Repeat verbatim only the lines from the opening of the material below through the one that contains "var chart = echarts.init(document.getElementById('chart'));".

** Start DATA SHOWN **

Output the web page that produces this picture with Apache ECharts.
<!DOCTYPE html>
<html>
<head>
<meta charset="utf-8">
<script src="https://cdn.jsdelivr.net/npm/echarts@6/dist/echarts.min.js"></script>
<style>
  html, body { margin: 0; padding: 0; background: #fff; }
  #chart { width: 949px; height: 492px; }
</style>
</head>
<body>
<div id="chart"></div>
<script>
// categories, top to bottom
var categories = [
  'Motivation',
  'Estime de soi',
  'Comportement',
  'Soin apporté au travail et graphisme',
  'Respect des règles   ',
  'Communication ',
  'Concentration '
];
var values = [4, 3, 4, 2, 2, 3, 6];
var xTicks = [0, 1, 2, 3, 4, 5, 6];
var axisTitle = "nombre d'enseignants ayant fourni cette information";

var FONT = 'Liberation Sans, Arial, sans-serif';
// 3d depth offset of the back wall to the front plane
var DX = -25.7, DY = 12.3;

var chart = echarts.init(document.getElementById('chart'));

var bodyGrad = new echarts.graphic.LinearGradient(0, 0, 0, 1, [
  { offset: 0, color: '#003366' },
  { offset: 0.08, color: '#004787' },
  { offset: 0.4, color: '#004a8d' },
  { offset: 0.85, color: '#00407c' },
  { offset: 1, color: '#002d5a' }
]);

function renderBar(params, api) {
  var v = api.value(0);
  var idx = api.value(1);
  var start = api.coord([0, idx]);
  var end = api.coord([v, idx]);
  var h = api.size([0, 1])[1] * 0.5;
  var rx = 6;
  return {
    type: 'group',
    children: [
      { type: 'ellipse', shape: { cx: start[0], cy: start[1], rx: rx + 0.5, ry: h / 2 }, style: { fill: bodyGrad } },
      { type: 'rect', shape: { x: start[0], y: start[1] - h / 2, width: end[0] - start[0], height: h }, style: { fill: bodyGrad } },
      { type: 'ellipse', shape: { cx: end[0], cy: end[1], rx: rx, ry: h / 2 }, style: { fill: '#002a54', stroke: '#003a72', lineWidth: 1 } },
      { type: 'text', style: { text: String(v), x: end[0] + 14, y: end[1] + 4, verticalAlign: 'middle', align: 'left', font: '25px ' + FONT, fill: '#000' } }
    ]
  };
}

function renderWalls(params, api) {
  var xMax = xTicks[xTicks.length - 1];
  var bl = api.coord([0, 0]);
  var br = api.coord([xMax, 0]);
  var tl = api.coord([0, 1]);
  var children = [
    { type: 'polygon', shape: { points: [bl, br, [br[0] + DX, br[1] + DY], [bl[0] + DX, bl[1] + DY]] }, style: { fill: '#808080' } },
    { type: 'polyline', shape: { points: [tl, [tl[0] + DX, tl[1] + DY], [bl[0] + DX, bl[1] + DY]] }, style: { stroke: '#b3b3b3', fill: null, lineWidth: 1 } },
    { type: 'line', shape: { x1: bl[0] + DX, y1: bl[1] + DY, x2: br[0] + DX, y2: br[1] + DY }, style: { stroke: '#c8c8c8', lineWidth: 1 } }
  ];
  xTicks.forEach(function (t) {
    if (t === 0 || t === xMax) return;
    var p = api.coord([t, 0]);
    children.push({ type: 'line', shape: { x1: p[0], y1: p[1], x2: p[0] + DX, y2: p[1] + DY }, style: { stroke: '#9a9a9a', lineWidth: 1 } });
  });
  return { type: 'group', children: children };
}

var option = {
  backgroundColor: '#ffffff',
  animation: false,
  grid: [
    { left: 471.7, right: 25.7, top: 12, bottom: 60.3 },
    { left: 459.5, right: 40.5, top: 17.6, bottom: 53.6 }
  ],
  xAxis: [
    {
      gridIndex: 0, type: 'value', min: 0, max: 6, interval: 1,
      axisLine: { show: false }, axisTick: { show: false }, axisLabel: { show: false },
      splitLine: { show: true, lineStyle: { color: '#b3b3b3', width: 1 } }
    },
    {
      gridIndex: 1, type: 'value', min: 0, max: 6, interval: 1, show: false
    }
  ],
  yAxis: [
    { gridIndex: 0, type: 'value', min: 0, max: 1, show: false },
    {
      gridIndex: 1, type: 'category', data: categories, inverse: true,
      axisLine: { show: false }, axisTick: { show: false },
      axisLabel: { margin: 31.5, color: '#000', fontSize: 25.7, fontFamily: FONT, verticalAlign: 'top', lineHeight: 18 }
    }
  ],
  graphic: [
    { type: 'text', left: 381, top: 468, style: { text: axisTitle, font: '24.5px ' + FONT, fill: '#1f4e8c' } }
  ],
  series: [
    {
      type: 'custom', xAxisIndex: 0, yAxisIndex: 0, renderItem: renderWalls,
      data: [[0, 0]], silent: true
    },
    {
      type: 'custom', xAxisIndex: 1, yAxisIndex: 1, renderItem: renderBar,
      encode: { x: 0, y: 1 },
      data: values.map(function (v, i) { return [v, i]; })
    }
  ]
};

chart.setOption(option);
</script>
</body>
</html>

** End DATA SHOWN **

▶ _RESPONSE TO THIS TASK_
Output the web page that produces this picture with Apache ECharts.
<!DOCTYPE html>
<html>
<head>
<meta charset="utf-8">
<script src="https://cdn.jsdelivr.net/npm/echarts@6/dist/echarts.min.js"></script>
<style>
  html, body { margin: 0; padding: 0; background: #fff; }
  #chart { width: 949px; height: 492px; }
</style>
</head>
<body>
<div id="chart"></div>
<script>
// categories, top to bottom
var categories = [
  'Motivation',
  'Estime de soi',
  'Comportement',
  'Soin apporté au travail et graphisme',
  'Respect des règles   ',
  'Communication ',
  'Concentration '
];
var values = [4, 3, 4, 2, 2, 3, 6];
var xTicks = [0, 1, 2, 3, 4, 5, 6];
var axisTitle = "nombre d'enseignants ayant fourni cette information";

var FONT = 'Liberation Sans, Arial, sans-serif';
// 3d depth offset of the back wall to the front plane
var DX = -25.7, DY = 12.3;

var chart = echarts.init(document.getElementById('chart'));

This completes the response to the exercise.